在机器学习中，数据预处理是至关重要的一步，它可以直接影响模型的性能。其中，数据归一化是一种常用的预处理技术，可以将数据缩放到统一的范围，避免不同特征之间量纲差异带来的影响。

本篇博客将介绍如何使用Python中的广播机制对数据进行归一化处理，并结合TensorFlow进行数据类型转换，为模型训练做好准备。

代码示例：

import tensorflow as tf
import numpy as np

# 模拟训练集和测试集数据
train_x = np.array([[1, 2], [3, 4], [5, 6]], dtype=np.float32)
test_x = np.array([[7, 8], [9, 10]], dtype=np.float32)
train_y = np.array([0, 1, 0], dtype=np.int32)
test_y = np.array([1, 0], dtype=np.int32)
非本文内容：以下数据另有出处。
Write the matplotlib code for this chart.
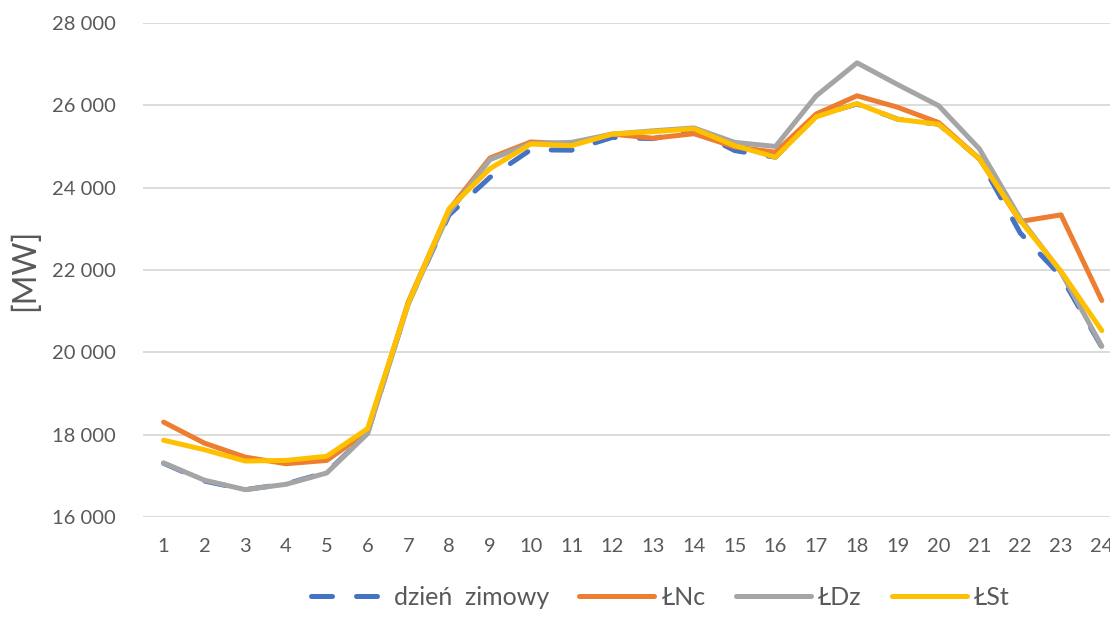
import matplotlib
matplotlib.use('Agg')
import matplotlib.pyplot as plt
from matplotlib.ticker import FuncFormatter

plt.rcParams['font.family'] = ['Lato', 'DejaVu Sans']

# Hours of the day
hours = list(range(1, 25))

# Hourly load [MW]
dzien_zimowy = [17310, 16880, 16670, 16810, 17090, 18040, 21200, 23340, 24250, 24920,
                24910, 25220, 25190, 25400, 24900, 24740, 25750, 26030, 25660, 25540,
                24700, 22900, 21850, 20130]
lnc = [18310, 17800, 17460, 17300, 17380, 18080, 21230, 23470, 24720, 25110,
       25060, 25300, 25200, 25310, 24990, 24860, 25790, 26230, 25950, 25580,
       24700, 23180, 23340, 21260]
ldz = [17320, 16900, 16670, 16800, 17075, 18030, 21180, 23400, 24680, 25070,
       25100, 25300, 25380, 25450, 25100, 25000, 26230, 27030, 26500, 25990,
       24940, 23250, 21950, 20150]
lst = [17870, 17640, 17365, 17380, 17480, 18150, 21200, 23490, 24460, 25060,
       25020, 25300, 25360, 25430, 25020, 24740, 25720, 26040, 25660, 25540,
       24700, 23200, 21970, 20530]

fig = plt.figure(figsize=(11.1, 6.18), dpi=100)
ax = fig.add_axes([0.129, 0.163, 0.882, 0.80])

ax.plot(hours, dzien_zimowy, color='#4472C4', lw=3.6, linestyle=(0, (4.2, 4.8)),
        dash_capstyle='round', label='dzień  zimowy')
ax.plot(hours, lnc, color='#ED7D31', lw=3.6, solid_capstyle='round', label='ŁNc')
ax.plot(hours, ldz, color='#A5A5A5', lw=3.6, solid_capstyle='round', label='ŁDz')
ax.plot(hours, lst, color='#FFC000', lw=3.6, solid_capstyle='round', label='ŁSt')

ax.set_xlim(0.5, 24.5)
ax.set_ylim(16000, 28000)
ax.set_yticks(range(16000, 28001, 2000))
ax.set_xticks(hours)
ax.yaxis.set_major_formatter(FuncFormatter(lambda v, p: f'{int(v):,}'.replace(',', ' ')))

ax.grid(axis='y', color='#D9D9D9', lw=1.3)
ax.set_axisbelow(True)
for s in ax.spines.values():
    s.set_visible(False)
ax.tick_params(length=0, labelsize=14.5, colors='#595959')
ax.tick_params(axis='x', pad=15)
ax.tick_params(axis='y', pad=20)

ax.set_ylabel('[MW]', fontsize=23, color='#595959', labelpad=8)

fig.legend(loc='lower center', bbox_to_anchor=(0.595, -0.022), ncol=4, frameon=False,
           fontsize=18, labelcolor='#595959', handlelength=3.0, columnspacing=1.2,
           handletextpad=0.3)

plt.savefig('out.png', dpi=100)
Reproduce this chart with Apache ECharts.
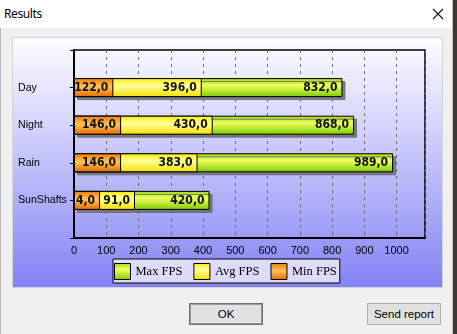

num_train = train_x.shape[0]
num_test = test_x.shape[0]

# 1. 将训练集数据进行归一化操作，并赋值给变量x_train
x_train = (train_x - test_x.min(axis=0)) / (train_x.max(axis=0) - train_x.min(axis=0))
# 2. 将训练集标签赋值给变量y_train
y_train = train_y
# 3. 将测试集数据进行归一化操作，并赋值给变量x_test
x_test = (test_x - test_x.min(axis=0)) / (test_x.max(axis=0) - test_x.min(axis=0))
# 4. 将测试集标签赋值给变量y_test
y_test = test_y
# 5. 构造一个全为1的列向量，作为训练集数据的第一列，赋值给变量x0_train
x0_train = np.ones(num_train).reshape(-1, 1)
# 6. 构造一个全为1的列向量，作为测试集数据的第一列，赋值给变量x0_test
x0_test = np.ones(num_test).reshape(-1, 1)
# 7. 将x0_train和x_train按列合并，构成新的训练集数据矩阵X_train
X_train = tf.cast(tf.concat([x0_train, x_train], axis=1), tf.float32)
# 8. 将x0_test和x_test按列合并，构成新的测试集数据矩阵X_test
X_test = tf.cast(tf.concat([x0_test, x_test], axis=1), tf.float32)
# 9. 将X_train转换为TensorFlow中的float32数据类型
X_train = tf.cast(X_train, tf.float32)
# 10. 将X_test转换为TensorFlow中的float32数据类型
X_test = tf.cast(X_test, tf.float32)

代码解析：

数据归一化: 代码中使用以下公式对数据进行归一化： (x - min) / (max - min) 其中，min 和 max 分别代表数据的最小值和最大值。
广播机制: Python中的广播机制允许对不同形状的数组进行运算。在代码中，train_x - test_x.min(axis=0) 利用广播机制将 test_x.min(axis=0) 扩展为与 train_x 相同的形状，然后进行减法运算。
TensorFlow数据类型转换: tf.cast() 函数用于将数据转换为 TensorFlow 中的指定数据类型。

总结：

本篇博客介绍了如何使用Python中的广播机制对数据进行归一化处理，并结合TensorFlow进行数据类型转换。数据预处理是机器学习中不可或缺的环节，希望本篇博客能够帮助大家更好地理解和应用数据归一化技术。